“No al catastrofismo”

Papa Francesco ha rivolto ai vescovi italiani, riuniti da lunedì 19 maggio a Roma in assemblea, un preciso monito perché reagiscano alla tentazione della “tristezza”, entrino nel “vissuto della gente”, e aiutino la società a “non cedere al catastrofismo e alla rassegnazione”, sostenendo con ogni forma di “solidarietà creativa” disoccupati, cassintegrati, precari, imprenditori, migranti e rifugiati. Si tratta di un'indicazione di percorso socio-religioso che guarda anche alla comunità nazionale pervasa da nord a sud da problemi gravi, non più dilazionabili. Oltre che di lavoro, il Papa ha parlato del metodo, dicendo che “nulla giustifica la divisione: la mancanza o la povertà di comunione deturpa il volto di Cristo e dilania la Chiesa”.

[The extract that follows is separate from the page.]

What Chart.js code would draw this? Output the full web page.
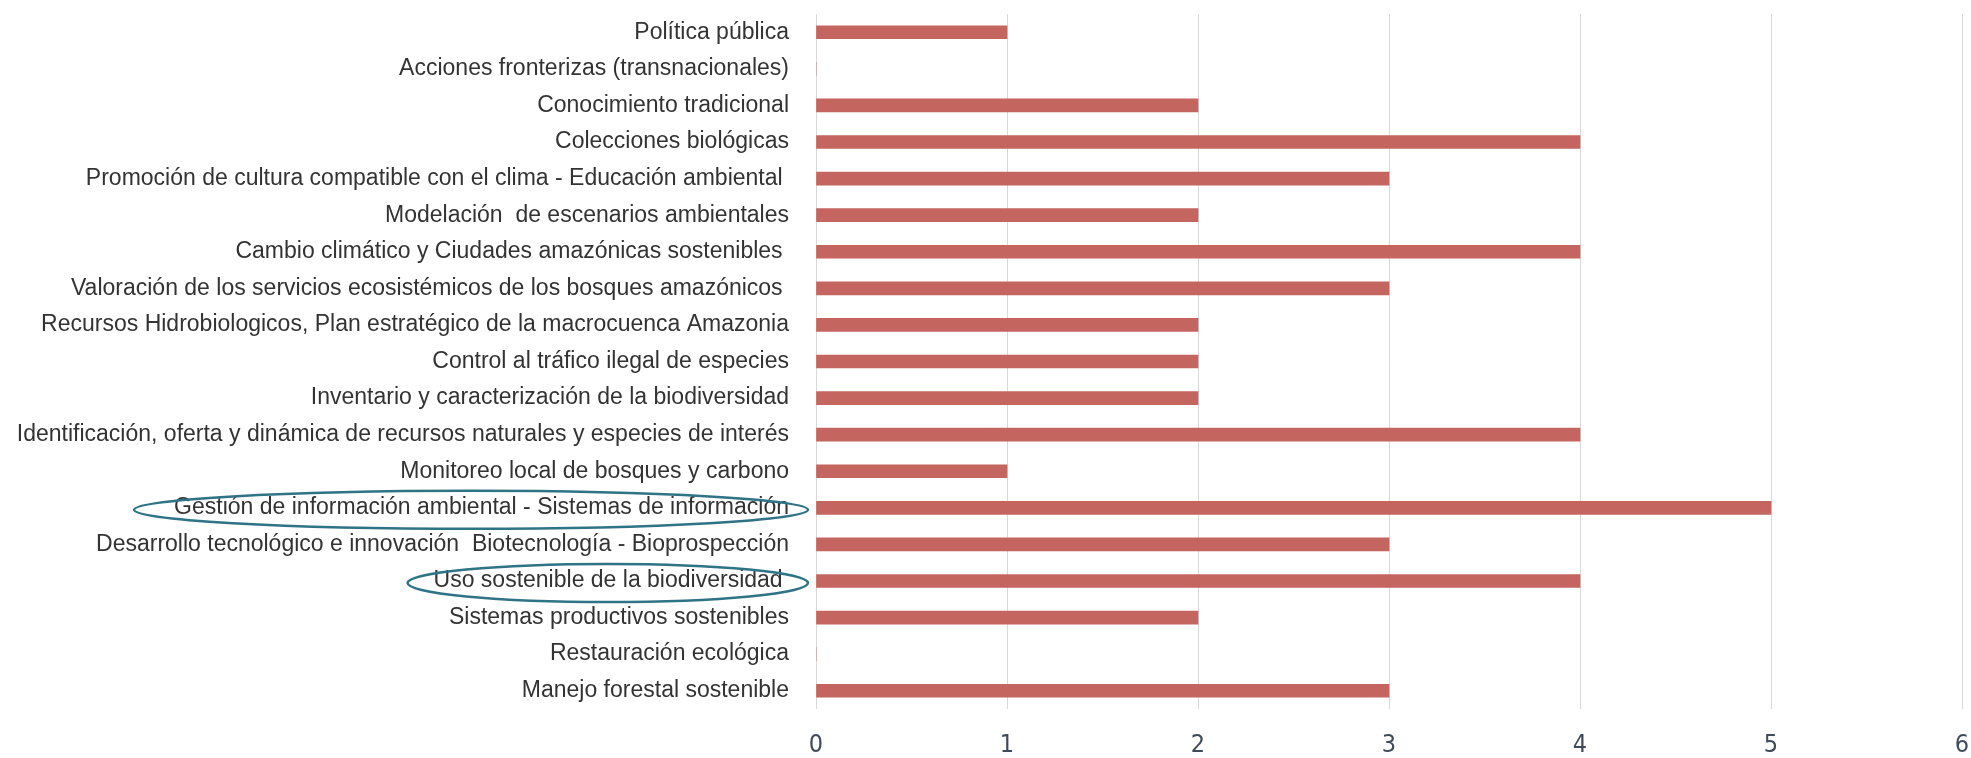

Dal ruolo dei giovani all'azione delle donne l'invito di Francesco è “ad accompagnare con larghezza la crescita di una corresponsabilità laicale”, mentre con i migranti serve “un abbraccio accogliente”. Per la cronaca, va detto inoltre che Bergoglio ha fatto distribuire ai componenti dell'assemblea il discorso di Paolo VI alla plenaria dei vescovi italiani del 14 aprile 1964, definendolo “un gioiello” per la sua attualità “come fosse stato pronunciato ieri”. Il Papa scende sul piano concreto dell'agire definendo regole comportamentali che portino ad avitare la tentazione di distinguere “tra noi” e “gli altri”, mettendo in guardia dalle “chiusure” e dall'”attesa sterile di chi non esce dal proprio recinto e non attraversa la piazza, ma rimane a sedere ai piedi del campanile, lasciando che il mondo vada per la sua strada”. Le contrapposizioni di campanile sono denunciate dal papa come fattori di isolamento, di competitività assurda, ma anche di sterilità, di inoperosità. Quel starsene seduti in attesa degli eventi è un'immagine che la dice lunga, contigua con l'oziare pettegolo di fronte ad una crisi che si presenta come “un'emergenza storica” che “interpella la responsabilità sociale di tutti”. La rotta: “Come Chiesa, aiutiamo a non cedere al catastrofismo e alla rassegnazione”. Dall'inizio del papato, è la prima volta che il vescovo di Roma inaugura un'assemblea Cei: vi partecipa anche mons. Luigi Bressan.

Jorge Mario Bergoglio ha poi parlato della spiritualità “come ritorno all'essenziale” indicando i “luoghi” di presenza come cristiani: la famiglia, i disoccupati, i “migranti che fuggono dall'intolleranza, dalla persecuzione, dalla mancanza di futuro”. Tutto cià avviene di fronte al “popolo fedele” che “ci guarda per essere aiutato a cogliere la singolarità del proprio quotidiano nel contesto del disegno provvidenziale di Dio”. “La fede, fratelli – ha chiarito Francesco – è memoria viva di un incontro, alimentato al fuoco della Parola che plasma il ministero e unge tutto il nostro popolo; la fede è sigollo posto sul cuore: senza questa custodia, senza la preghiera assiidua, il Pastore è esposto al pericolo di vergognarsi del Vangelo, finendo per stemperare lo scandalo della croce nella sapienza mondana”. Fra le tentazioni “che sfigurano”, il Papa ha indicato la gestione personalistica del tempo, le chiacchiere, le mezze verità che diventano bugie, la litania delle lamentele che tradisce intime delusioni, la durezza di chi giudica senza coinvolgersi e il lassismo di quanti accondiscendono senza farsi carico dell'altro.

Ed ancora il rodersi della gelosia, l'accecamento indotto dall'invidia, l'ambizione che genera correnti, consorterie, settarsmo. “E, poi, – ha aggiunto – il ripiegamento che va a cercare nelle forme del passato le sicurezze perdute; e la pretesa di quanti vorrebbero difendere l'unità negando le diversità, umiliando così i doni con cui Dio continua a rendere giovane e bella la sua Chiesa”. Tutto questo ed altro ancora è detto per i vescovi, in un'assemblea dove per il Papa “ognuno dice quello che sente, in faccia ai fratelli; e questo Il presidente della Cei, Angelo Bagnasco, aveva portato il saluto di benvenuto al Papa ed ha poi definito il discorso di Francesco la “bussola per la Chiesa italiana”.